Arizona State University
A Flinn Foundation grant to Arizona State University is supporting a COVID-19 environmental surveillance project led by Rolf Halden, director of the Center for Environmental Health Engineering at ASU’s Biodesign Institute. In previous research, Dr. Halden has used wastewater epidemiology to track the environmental prevalence of industrial toxins, pharmaceuticals, and pesticides, and even to pinpoint community locations with high concentrations of opioid dependence.
Halden’s new study, already underway in Tempe and planned for other metropolitan Phoenix cities, aims to follow the same approach for COVID-19, to enable local officials to identify disease hot spots that can then be confirmed with individual outreach and testing. Wastewater sampling offers a relatively inexpensive and rapid method to spot and potentially short-circuit spread of the disease throughout a community.

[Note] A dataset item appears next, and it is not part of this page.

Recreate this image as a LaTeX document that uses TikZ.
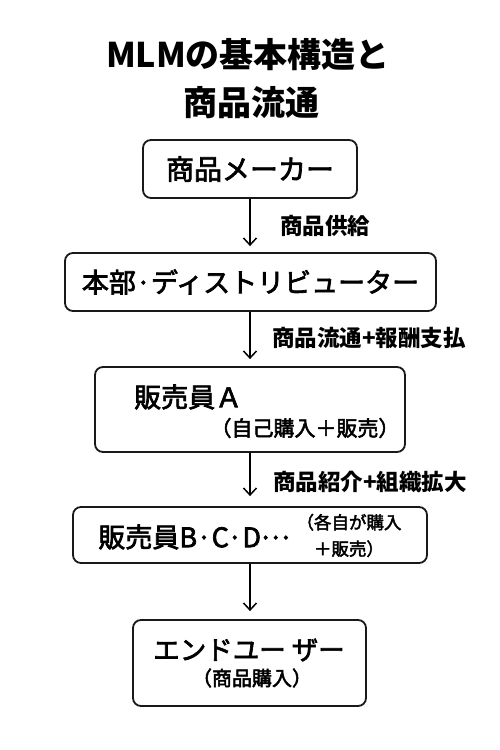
\documentclass[tikz,border=0pt]{standalone}
\usepackage{fontspec}
\setmainfont{Noto Sans CJK JP}
\newfontfamily\jpm[FakeBold=2.5]{Noto Sans CJK JP}
\usetikzlibrary{arrows.meta}
\newcommand{\fsz}[1]{\fontsize{#1}{#1}\selectfont}
\tikzset{
  box/.style={draw=black!90, line width=1.8pt, rounded corners=8pt, fill=white, inner sep=0pt},
  arr/.style={line width=1.5pt, -{Straight Barb[length=7pt,width=13pt,line width=1.5pt]}, shorten >=7pt},
  lbl/.style={anchor=west, inner sep=0pt, font=\fsz{22.5}\bfseries},
  txt/.style={inner sep=0pt},
}
\begin{document}
\begin{tikzpicture}[x=1pt,y=-1pt]
\useasboundingbox (0,0) rectangle (500,750);
\fill[white] (0,0) rectangle (500,750);
% title
\node[txt, font=\fsz{34}\bfseries] (t1) at (248,55) {MLMの基本構造と};
\node[txt, font=\fsz{34}\bfseries] (t2) at (251,103) {商品流通};
% boxes
\node[box, minimum width=214pt, minimum height=58pt, font=\jpm\fsz{28}] (b1) at (250,169) {商品メーカー};
\node[box, minimum width=371pt, minimum height=58pt, font=\jpm\fsz{27}] (b2) at (250.5,282) {本部·ディストリビューター};
\node[box, minimum width=310pt, minimum height=85pt] (b3) at (250,409.5) {};
\node[box, minimum width=354pt, minimum height=56pt] (b4) at (250,535) {};
\node[box, minimum width=233pt, minimum height=86pt] (b5) at (249.5,663) {};
% texts inside
\node[txt, anchor=west, font=\jpm\fsz{27}] (a1) at (134,397) {販売員Ａ};
\node[txt, font=\jpm\fsz{21}] (a2) at (305,428) {（自己購入＋販売）};
\node[txt, font=\jpm\fsz{27}] (c1) at (194,537) {販売員B·C·D\raisebox{0.3em}{…}};
\node[txt, align=center, font=\jpm\fontsize{17.5}{26.5}\selectfont] (c2) at (349,535.5) {（各自が購入\\＋販売）};
\node[txt, font=\jpm\fsz{26.5}] (e1) at (249,650) {エンドユー ザー};
\node[txt, font=\jpm\fsz{20}] (e2) at (252,678) {（商品購入）};
% arrows
\draw[arr, shorten >=6pt] (b1.south) -- (b1.south |- b2.north);
\draw[arr] (b2.south -| b1.south) -- (b1.south |- b3.north);
\draw[arr, shorten >=10pt] (b3.south) -- (b3.south |- b4.north);
\draw[arr, shorten >=8pt] (b4.south) -- (b4.south |- b5.north);
% labels
\node[lbl] (l1) at (280,226) {商品供給};
\node[lbl] (l2) at (272,338) {商品流通+報酬支払};
\node[lbl] (l3) at (273,482) {商品紹介+組織拡大};
\end{tikzpicture}
\end{document}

Arizona COVID-19 Community Response Fund
One of the broadest collaborations among funders to respond to the pandemic is the Arizona COVID-19 Community Response Fund, established by the Arizona Community Foundation (ACF) to aid nonprofit organizations throughout the state that have been endangered by the disease’s wide-ranging impacts. Some 25 organizations, in addition to individual donors, have contributed to the fund.
Like other donations to the fund, the Flinn Foundation’s contribution of $100,000 is being applied to meet immediate needs of the Arizona nonprofit community. For many nonprofits, COVID-19 has struck in multiple ways at once: shuttering public-facing operations, hammering contributed-revenue streams, and driving up constituents’ emergency needs. Consequently, requests for support from across the community have substantially exceeded donations from funders to date.
For several years, the Flinn Foundation has worked with close to 20 of Arizona’s largest arts-and-culture organizations to help them build expertise and strengthen best practices around capitalization to ensure attention to both financial and creative health. In some respects, COVID-19 may threaten these organizations even more than small arts groups, which are often staffed primarily by volunteers and typically do not have the high overhead costs that can weigh on large museums and performing arts groups.
To assist its grantee cohort, the Flinn Foundation is providing a program of consultations with TDC, a nationally recognized Boston-based expert in financial planning for nonprofit organizations, including in the arts. Recognizing the likelihood that major disruption in the arts landscape may continue well into 2021, TDC is helping the organizations map out scenarios for what they might offer audiences in the new reality and how to remake their financial structures accordingly.
For existing arts grants, foundation staff are working with each grantee to determine whether continuing an approved project would be the best use of funds, or whether in the current crisis funds would be better used in other ways. As it looks ahead, the foundation anticipates directing the vast majority of the grant funding it has earmarked for the arts in 2020 and 2021 to help its grantee pool respond to the pressures of the pandemic.